Evidentemente que o jornalismo caseiro, com profissionais formados à pressa e com uma noção da realidade que pouco vai além do politicamente correcto, dá cobertura mediática de grande relevo a estas pessoas que falam do palanque de uma importância que não deveriam ter.
A APAV é mais uma associação radical de defesa de interesses de associados de categoria indefinida. Serão os seus militantes mais visíveis também vítimas que precisem de ser protegidas por outra associação? Estou em crer que sim.
O fenómeno da APAV não andará muito longe do fenómeno raríssimas, no plano dos objectivos: confundir o essencial com o acessório e obter notoriedade como objectivo principal. Os media que se afadigaram em conquistar, farão o resto porque tal lhes parece politicamente correcto e disso já aqueles se aperceberam há muito.
Talvez seja necessário reparar melhor quem são os dirigentes, de onde vêm e para onde querem ir.

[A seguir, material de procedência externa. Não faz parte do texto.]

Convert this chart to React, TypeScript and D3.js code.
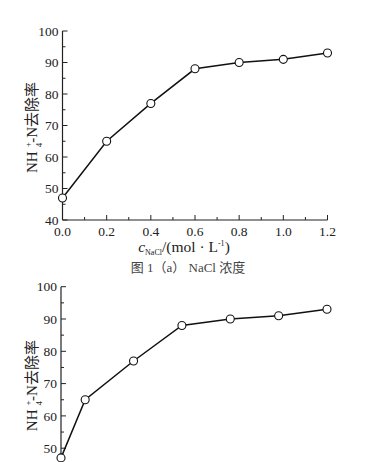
import React from "react";
import * as d3 from "d3";

const xValues1 = [0, 0.2, 0.4, 0.6, 0.8, 1.0, 1.2];
const removal1 = [47, 65, 77, 88, 90, 91, 93];
const xTicks1 = [0, 0.2, 0.4, 0.6, 0.8, 1.0, 1.2];
const yTicks = [40, 50, 60, 70, 80, 90, 100];

const xValues2 = [0, 1, 3, 5, 7, 9, 11];
const removal2 = [47, 65, 77, 88, 90, 91, 93];

const SERIF = "'Liberation Serif', 'Times New Roman', 'Noto Sans CJK SC', serif";
const H = 462;

type PanelProps = {
  xs: number[];
  ys: number[];
  xDomain: [number, number];
  x0: number;
  x1: number;
  yTop: number;
  yBot: number;
  xTicks?: number[];
  showXAxis: boolean;
};

function Panel({ xs, ys, xDomain, x0, x1, yTop, yBot, xTicks, showXAxis }: PanelProps) {
  const x = d3.scaleLinear().domain(xDomain).range([x0, x1]);
  const y = d3.scaleLinear().domain([40, 100]).range([yBot, yTop]);
  const line = d3
    .line<number>()
    .x((_, i) => x(xs[i]))
    .y((d) => y(d));
  const minorY = d3.range(45, 100, 10).filter((t) => y(t) < H);
  const majorY = yTicks.filter((t) => y(t) < H - 5);
  const minorX = xTicks ? d3.range(0.1, 1.2, 0.2) : [];
  const yMid = (yTop + yBot) / 2;
  return (
    <g>
      <line x1={x0} x2={x0} y1={y(100)} y2={Math.min(y(40), H)} stroke="#222" strokeWidth={1.2} />
      {majorY.map((t) => (
        <g key={"yt" + t}>
          <line x1={x0} x2={x0 + 5} y1={y(t)} y2={y(t)} stroke="#222" strokeWidth={1} />
          <text x={x0 - 4} y={y(t)} dy="0.35em" textAnchor="end" fontSize={13.5} fontFamily={SERIF} fill="#222">
            {t}
          </text>
        </g>
      ))}
      {minorY.map((t) => (
        <line key={"ym" + t} x1={x0} x2={x0 + 3} y1={y(t)} y2={y(t)} stroke="#222" strokeWidth={1} />
      ))}
      {showXAxis && xTicks && (
        <g>
          <line x1={x0} x2={x1} y1={yBot} y2={yBot} stroke="#222" strokeWidth={1.2} />
          {xTicks.map((t) => (
            <g key={"xt" + t}>
              <line x1={x(t)} x2={x(t)} y1={yBot} y2={yBot - 5} stroke="#222" strokeWidth={1} />
              <text x={x(t)} y={yBot + 16} textAnchor="middle" fontSize={13.5} fontFamily={SERIF} fill="#222">
                {t.toFixed(1)}
              </text>
            </g>
          ))}
          {minorX.map((t) => (
            <line key={"xm" + t} x1={x(t)} x2={x(t)} y1={yBot} y2={yBot - 3} stroke="#222" strokeWidth={1} />
          ))}
        </g>
      )}
      <g transform={`translate(${37},${yMid + 2}) rotate(-90)`}>
        <text x={0} y={0} textAnchor="middle" fontSize={15} fontFamily={SERIF} fill="#222">
          <tspan>NH</tspan>
          <tspan fontSize={9} dx={4} dy={-6}>+</tspan>
          <tspan fontSize={9} dx={-5} dy={11}>4</tspan>
          <tspan dy={-5}>-N去除率</tspan>
        </text>
      </g>
      <path d={line(ys) || ""} fill="none" stroke="#111" strokeWidth={1.5} />
      {ys.map((v, i) => (
        <circle key={"p" + i} cx={x(xs[i])} cy={y(v)} r={4} fill="#fff" stroke="#111" strokeWidth={1.1} />
      ))}
    </g>
  );
}

export default function App() {
  return (
    <svg
      width={387}
      height={462}
      style={{ position: "absolute", left: 0, top: 0, background: "#fff" }}
    >
      <rect width={387} height={462} fill="#fff" />
      <Panel
        xs={xValues1}
        ys={removal1}
        xDomain={[0, 1.2]}
        x0={62.5}
        x1={327.5}
        yTop={31}
        yBot={220}
        xTicks={xTicks1}
        showXAxis={true}
      />
      <text x={184} y={252} textAnchor="middle" fontSize={15.5} fontFamily={SERIF} fill="#222">
        <tspan fontStyle="italic">c</tspan>
        <tspan fontSize={8} dy={3}>NaCl</tspan>
        <tspan dy={-3}>/(mol · L</tspan>
        <tspan fontSize={8} dy={-6}>-1</tspan>
        <tspan dy={6}>)</tspan>
      </text>
      <text x={188} y={272} textAnchor="middle" fontSize={13} fontFamily={SERIF} fill="#444">
        图 1（a）  NaCl 浓度
      </text>
      <Panel
        xs={xValues2}
        ys={removal2}
        xDomain={[0, 11]}
        x0={61}
        x1={327}
        yTop={286.7}
        yBot={480.5}
        showXAxis={false}
      />
    </svg>
  );
}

E talvez seja essencial reparar na estrutura organizativa e burocratizada que a associação já tem...
Durante o ano de 2016 os gastos com pessoal chegaram quase ao milhão de euros...
Aqui chegados a APAV já é quase um "parceiro social".
Percebe-se assim porque pretendem burocratizar o conceito de "vítima" e ainda o papel de "divulgação" da associação que evidentemente passa pela análise crítica de decisões judiciais que lhes parecem fora do conceito correcto e que pretendem impor com ajuda da cretinice mediática do parece logo tem que ser, para dizer o mínimo. É provável que alguns membros da associação sejam já "profissionais" da vitimologia ambiente que pretendem criar e por isso digno de alta desconfiança e carente de sindicância apropriada.
Tudo isto é muito mau sinal. E quem sofrerá mais serão as vítimas. As verdadeiras, entenda-se.